‘Borneo Graveyard’ tells of POW torture and Sandakan Death March


KOTA KINABALU: Recollection of prisoners of war (POW) walking for miles in water-filled boots as a form of torture, gang rape of Dutch women helping POWs, captured soldiers being kept in tiny bamboo cages and outright massacres are all part of a new book on the Second World War.

Titled The Borneo Graveyard 1941-1945, this 492-page book depicted how POWs lived and were tortured by the Japanese occupiers back then and how locals risked their lives to help them.

Major John Tulloch was inspired to write and publish this book after his visit to Sandakan in 1999, where he learnt about the Sandakan Death March and stories of POWs.

“After going back to the United Kingdom from that visit, I did more research on the matter and found that half of those who perished were from my regiment,” he said during the book launch here.

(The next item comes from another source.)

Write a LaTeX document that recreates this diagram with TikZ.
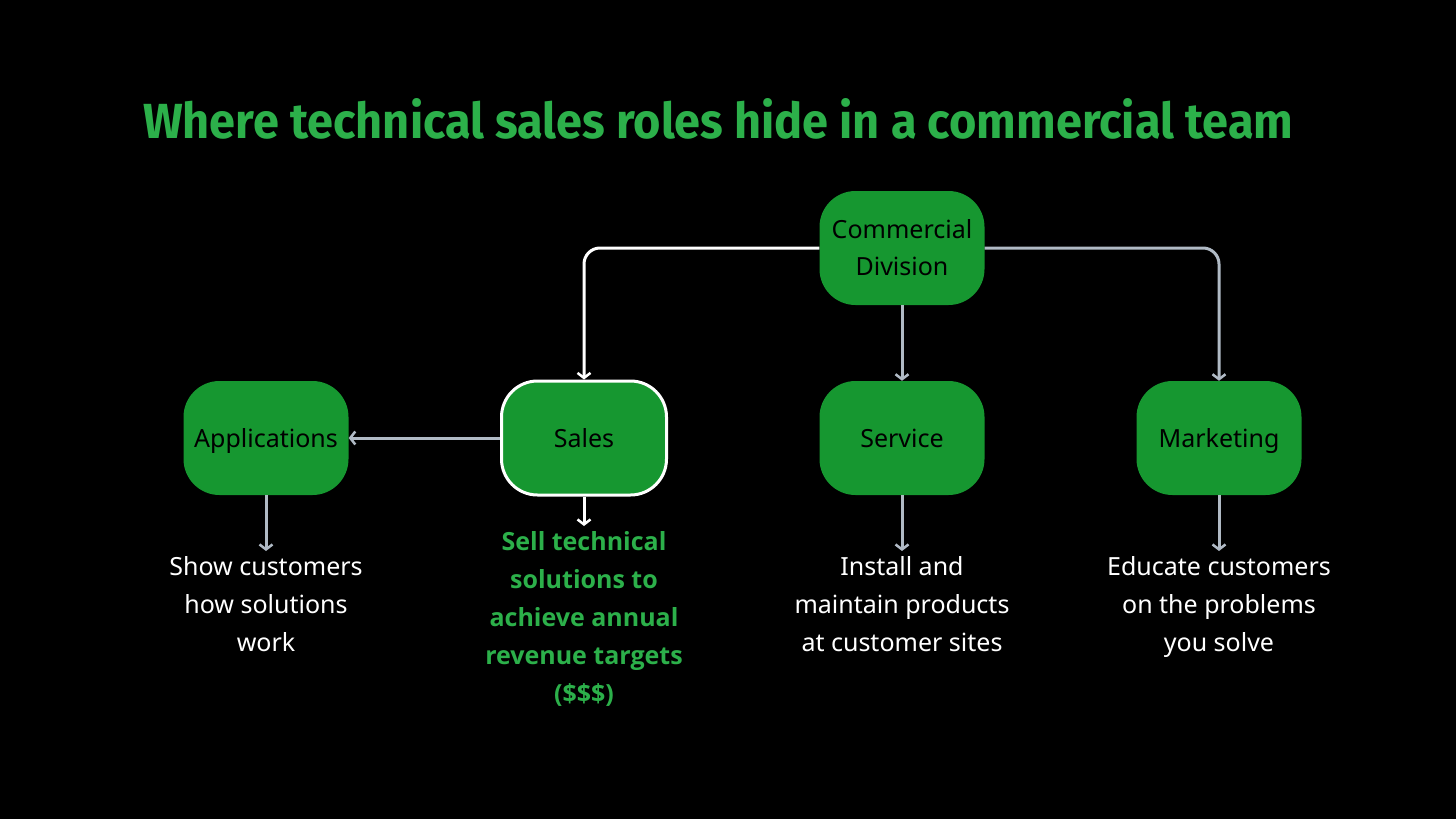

He said many, including himself, were not aware of what actually happened back then, and he felt that something had to be done to get the story out.

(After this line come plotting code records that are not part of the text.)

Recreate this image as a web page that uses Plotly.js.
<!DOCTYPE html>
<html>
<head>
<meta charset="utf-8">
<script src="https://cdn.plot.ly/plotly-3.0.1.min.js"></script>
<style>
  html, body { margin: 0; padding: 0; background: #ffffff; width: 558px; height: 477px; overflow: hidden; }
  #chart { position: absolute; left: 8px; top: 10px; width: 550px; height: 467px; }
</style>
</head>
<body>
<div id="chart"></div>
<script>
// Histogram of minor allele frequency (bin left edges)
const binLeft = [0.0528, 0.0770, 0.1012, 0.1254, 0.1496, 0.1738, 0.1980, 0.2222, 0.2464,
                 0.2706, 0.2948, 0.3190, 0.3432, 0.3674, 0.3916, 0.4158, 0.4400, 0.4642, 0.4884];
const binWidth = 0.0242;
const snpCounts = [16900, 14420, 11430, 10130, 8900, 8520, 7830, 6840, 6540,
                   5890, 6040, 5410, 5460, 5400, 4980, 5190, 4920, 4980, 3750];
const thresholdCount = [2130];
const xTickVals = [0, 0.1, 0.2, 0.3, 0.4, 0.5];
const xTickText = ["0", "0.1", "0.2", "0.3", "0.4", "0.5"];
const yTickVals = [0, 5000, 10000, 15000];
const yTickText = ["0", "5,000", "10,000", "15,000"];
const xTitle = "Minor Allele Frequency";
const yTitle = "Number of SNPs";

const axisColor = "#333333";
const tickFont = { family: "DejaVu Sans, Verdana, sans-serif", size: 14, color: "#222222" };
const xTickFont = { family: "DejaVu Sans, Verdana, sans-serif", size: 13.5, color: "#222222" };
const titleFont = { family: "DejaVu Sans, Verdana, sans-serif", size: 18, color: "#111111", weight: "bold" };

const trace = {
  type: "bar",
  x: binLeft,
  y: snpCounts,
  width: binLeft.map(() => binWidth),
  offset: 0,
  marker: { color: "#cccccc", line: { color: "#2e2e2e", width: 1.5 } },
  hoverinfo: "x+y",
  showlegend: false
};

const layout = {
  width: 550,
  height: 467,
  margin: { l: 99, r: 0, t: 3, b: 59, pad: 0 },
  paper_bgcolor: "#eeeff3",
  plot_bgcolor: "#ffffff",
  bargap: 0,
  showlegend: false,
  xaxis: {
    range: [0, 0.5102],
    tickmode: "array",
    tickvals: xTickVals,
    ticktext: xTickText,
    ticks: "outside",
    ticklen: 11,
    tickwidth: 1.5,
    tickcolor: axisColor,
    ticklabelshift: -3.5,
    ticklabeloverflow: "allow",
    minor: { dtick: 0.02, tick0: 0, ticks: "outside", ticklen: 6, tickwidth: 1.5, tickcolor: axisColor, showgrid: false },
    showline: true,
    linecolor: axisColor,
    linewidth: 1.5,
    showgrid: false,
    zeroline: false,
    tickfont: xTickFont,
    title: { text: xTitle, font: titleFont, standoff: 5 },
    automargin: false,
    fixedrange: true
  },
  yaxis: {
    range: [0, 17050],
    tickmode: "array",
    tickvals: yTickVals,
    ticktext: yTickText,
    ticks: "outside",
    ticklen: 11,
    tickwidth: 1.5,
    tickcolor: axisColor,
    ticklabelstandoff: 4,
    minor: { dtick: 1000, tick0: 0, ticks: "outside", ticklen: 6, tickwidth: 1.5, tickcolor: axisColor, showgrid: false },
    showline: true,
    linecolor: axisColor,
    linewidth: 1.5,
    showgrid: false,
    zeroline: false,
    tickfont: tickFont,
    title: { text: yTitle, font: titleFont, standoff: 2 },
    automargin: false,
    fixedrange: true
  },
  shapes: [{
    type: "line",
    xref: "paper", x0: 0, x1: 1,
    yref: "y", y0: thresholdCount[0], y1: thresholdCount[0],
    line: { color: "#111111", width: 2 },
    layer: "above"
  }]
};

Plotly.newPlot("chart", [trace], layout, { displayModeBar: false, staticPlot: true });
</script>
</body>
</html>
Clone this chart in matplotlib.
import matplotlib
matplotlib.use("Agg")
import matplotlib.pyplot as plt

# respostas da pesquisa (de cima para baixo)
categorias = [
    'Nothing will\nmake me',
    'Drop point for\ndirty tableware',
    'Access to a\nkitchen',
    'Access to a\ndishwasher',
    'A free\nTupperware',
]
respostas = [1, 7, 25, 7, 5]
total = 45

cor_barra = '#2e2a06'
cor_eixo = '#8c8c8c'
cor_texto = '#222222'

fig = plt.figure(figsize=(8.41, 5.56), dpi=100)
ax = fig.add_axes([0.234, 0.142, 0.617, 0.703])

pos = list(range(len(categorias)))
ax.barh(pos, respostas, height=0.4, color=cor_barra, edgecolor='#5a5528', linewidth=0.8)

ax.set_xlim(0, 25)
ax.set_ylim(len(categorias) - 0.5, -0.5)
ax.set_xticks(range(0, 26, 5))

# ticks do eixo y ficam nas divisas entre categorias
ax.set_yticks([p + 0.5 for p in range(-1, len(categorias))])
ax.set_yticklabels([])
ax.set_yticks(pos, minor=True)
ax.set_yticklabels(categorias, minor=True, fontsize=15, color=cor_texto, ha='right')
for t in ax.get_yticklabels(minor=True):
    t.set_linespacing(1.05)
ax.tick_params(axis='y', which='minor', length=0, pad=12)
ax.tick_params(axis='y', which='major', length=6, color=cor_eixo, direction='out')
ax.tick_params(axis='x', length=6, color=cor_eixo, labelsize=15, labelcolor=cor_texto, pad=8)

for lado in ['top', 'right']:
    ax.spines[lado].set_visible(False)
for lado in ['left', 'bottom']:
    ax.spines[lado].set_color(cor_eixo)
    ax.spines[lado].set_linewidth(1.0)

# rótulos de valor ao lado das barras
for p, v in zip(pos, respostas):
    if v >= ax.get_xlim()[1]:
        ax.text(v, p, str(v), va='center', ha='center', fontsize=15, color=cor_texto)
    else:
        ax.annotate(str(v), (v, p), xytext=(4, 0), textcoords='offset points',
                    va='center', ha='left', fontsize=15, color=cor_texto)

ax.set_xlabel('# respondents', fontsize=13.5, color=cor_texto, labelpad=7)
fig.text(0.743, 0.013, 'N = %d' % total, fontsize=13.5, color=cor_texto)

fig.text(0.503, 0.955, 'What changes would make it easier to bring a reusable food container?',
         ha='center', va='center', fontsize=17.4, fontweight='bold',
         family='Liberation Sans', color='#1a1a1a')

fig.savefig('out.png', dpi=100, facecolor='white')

Tulloch began extensive research on this topic – spending about 12 years travelling around the world, including repeated visits to Sabah – to get information from locals and survivors on the war, which culminated in this book.

Produced in collaboration with Opus Publications Sdn Bhd, its managing director Datuk CL Chan described The Borneo Graveyard as an important part of history that should be made known.

He said in short, the book narrated the raising of five Royal Artillery air defence regiments in 1939, their deployment in late 1941 to South-East Asia, their short campaign in the Netherlands East Indies and eventual captivity as POWs in Java and North Borneo.

“It then describes the subsequent four years of Japanese occupation. The sadistic treatment of Australian, British, Dutch and Indian POWs in the various POW camps in North Borneo, namely in Jesselton, San-dakan, Ranau, Labuan and Batu Lintang. And there were the three Death Marches from Sandakan to Ranau,” he said.

Sabah Tourism, Culture and Environment Minister Datuk Christina Liew said this book was supposed to have been launched in 2020, during the 75th Anniversary of Sandakan Day.

Tulloch came from a British military family and first joined the Royal New Zealand Infantry Regiment in January 1965 as a private soldier. He attended officer cadet school in Victoria, Australia in 1966 before transferring to the British Army and the Royal Artillery in March 1973, retiring in 2003.